Les fausses « valeurs » de l’UE

Il y a néanmoins une autre raison au désintérêt de nombre de nos contemporains envers la « construction » européenne. Celle-ci, nous l’avons évoqué, ne se réalise qu’à partir de l’économie selon une idéologie très libérale, faisant de l’Union la zone la plus ouverte du monde. Cette Europe, prisonnière de cette idéologie, est incapable de protéger ses pays membres et joue trop souvent contre ses propres intérêts, par exemple en imposant les moteurs électriques aux nouveaux véhicules dès 2035, en ne misant autoritairement que sur une seule technologie et en plaçant nos industries dans une position intenable face aux Chinois.

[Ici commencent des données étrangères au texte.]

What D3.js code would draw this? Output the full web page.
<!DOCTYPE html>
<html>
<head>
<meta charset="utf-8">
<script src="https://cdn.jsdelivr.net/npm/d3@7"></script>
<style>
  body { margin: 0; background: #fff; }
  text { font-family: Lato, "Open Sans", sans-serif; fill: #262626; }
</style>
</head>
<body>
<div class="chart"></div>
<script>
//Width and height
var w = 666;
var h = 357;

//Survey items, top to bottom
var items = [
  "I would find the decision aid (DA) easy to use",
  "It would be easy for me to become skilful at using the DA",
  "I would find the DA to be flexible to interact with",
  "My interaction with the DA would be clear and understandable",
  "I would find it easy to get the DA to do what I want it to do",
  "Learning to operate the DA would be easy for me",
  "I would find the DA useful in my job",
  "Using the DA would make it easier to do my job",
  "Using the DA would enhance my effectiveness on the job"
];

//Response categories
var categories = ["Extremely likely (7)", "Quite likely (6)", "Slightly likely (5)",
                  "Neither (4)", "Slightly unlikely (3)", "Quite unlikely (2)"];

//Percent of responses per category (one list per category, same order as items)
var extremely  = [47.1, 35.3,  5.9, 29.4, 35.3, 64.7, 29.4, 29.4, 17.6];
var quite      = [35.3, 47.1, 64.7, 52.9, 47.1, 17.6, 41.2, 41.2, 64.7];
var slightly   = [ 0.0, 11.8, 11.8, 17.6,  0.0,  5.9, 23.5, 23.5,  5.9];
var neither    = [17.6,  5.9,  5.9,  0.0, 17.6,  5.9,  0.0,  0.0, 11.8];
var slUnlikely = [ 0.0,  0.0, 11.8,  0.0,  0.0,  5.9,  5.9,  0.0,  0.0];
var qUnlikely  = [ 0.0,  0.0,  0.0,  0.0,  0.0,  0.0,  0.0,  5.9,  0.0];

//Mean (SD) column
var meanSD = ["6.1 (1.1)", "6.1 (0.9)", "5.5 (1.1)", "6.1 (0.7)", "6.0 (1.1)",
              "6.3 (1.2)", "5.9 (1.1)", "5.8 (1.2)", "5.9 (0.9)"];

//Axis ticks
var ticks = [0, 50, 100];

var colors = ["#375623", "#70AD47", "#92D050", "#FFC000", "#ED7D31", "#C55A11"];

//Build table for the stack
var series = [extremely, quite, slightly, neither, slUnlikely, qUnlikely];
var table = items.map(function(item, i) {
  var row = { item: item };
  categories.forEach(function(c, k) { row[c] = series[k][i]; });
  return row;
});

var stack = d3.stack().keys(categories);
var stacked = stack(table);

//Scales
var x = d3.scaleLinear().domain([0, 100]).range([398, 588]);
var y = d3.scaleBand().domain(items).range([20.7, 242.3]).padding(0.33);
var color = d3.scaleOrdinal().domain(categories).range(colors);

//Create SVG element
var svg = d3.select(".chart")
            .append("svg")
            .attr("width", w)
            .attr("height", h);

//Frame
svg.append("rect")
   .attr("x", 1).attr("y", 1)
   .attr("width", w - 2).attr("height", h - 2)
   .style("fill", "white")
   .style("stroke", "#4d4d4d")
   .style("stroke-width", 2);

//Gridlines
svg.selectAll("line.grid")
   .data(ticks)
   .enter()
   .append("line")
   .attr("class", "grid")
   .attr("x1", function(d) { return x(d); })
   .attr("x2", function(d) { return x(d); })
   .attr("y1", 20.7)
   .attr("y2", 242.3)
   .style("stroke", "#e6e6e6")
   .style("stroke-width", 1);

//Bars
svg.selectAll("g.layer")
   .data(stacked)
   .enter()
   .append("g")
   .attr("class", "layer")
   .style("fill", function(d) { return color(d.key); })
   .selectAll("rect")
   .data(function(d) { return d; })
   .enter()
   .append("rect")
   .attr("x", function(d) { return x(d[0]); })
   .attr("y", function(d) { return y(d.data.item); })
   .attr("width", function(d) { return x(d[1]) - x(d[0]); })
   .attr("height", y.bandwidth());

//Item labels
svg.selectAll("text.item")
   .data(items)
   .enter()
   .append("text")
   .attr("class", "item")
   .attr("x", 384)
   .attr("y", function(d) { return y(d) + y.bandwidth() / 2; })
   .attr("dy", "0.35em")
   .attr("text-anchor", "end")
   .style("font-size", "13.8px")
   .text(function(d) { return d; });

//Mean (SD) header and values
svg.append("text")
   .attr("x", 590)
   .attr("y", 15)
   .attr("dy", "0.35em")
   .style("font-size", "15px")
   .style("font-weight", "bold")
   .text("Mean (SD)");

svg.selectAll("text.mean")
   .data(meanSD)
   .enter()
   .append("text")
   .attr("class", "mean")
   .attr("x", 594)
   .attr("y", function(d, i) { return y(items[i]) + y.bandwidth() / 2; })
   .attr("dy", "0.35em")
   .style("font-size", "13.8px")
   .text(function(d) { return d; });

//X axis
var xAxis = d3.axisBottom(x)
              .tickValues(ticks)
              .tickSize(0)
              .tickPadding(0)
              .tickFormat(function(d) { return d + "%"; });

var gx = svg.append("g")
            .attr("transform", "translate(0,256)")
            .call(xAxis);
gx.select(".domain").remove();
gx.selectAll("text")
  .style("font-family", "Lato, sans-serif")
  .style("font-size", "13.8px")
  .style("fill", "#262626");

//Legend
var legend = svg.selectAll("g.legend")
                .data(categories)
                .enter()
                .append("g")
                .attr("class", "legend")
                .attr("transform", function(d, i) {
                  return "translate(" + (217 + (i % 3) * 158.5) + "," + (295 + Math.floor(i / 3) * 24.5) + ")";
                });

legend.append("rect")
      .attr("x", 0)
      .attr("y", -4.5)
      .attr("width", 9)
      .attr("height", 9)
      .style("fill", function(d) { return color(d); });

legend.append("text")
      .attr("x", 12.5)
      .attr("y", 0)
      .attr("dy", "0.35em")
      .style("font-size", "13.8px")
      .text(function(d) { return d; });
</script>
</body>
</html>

De plus, les « valeurs » que défend l’UE n’ont aucune spécificité européenne et pourraient rassembler n’importe quel pays de la planète : droits de l’homme, démocratie, État de droit, ouverture des frontières, libre concurrence, etc. Et quand l’UE s’éloigne de l’économie, c’est pour défendre ardemment la déconstruction anthropologique la plus progressiste qui sape non seulement la famille avec des conséquences catastrophiques sur la natalité, alors même que l’Europe se meurt faute d’enfants, mais aussi les bases mêmes de la civilisation européenne. En effet, tout ce qui fait sa spécificité, et donc un socle commun solide pour une réelle union, est méprisé et rejeté : son histoire, sa culture, sa religion chrétienne dans ses diversités catholique, orthodoxe et protestante, ses familles, son art de vivre, toutes choses ignorées au profit d’un effroyable matérialisme, tout en étant – culpabilité oblige – d’une naïveté et complaisance coupables à l’égard de l’islam qui, s’étendant sans cesse par une immigration que l’UE refuse de maîtriser, gagne facilement du terrain dans un tel contexte de démission.

Autant dire que cette Europe-là n’est guère attrayante : elle est vouée à l’échec et finalement à sortir de l’histoire ! Vouloir changer de cap pour revenir à une Union limitée et respectueuse des nations n’est pas être anti-européen. C’est au contraire la seule façon de donner un avenir viable et enthousiasmant à un projet nécessaire.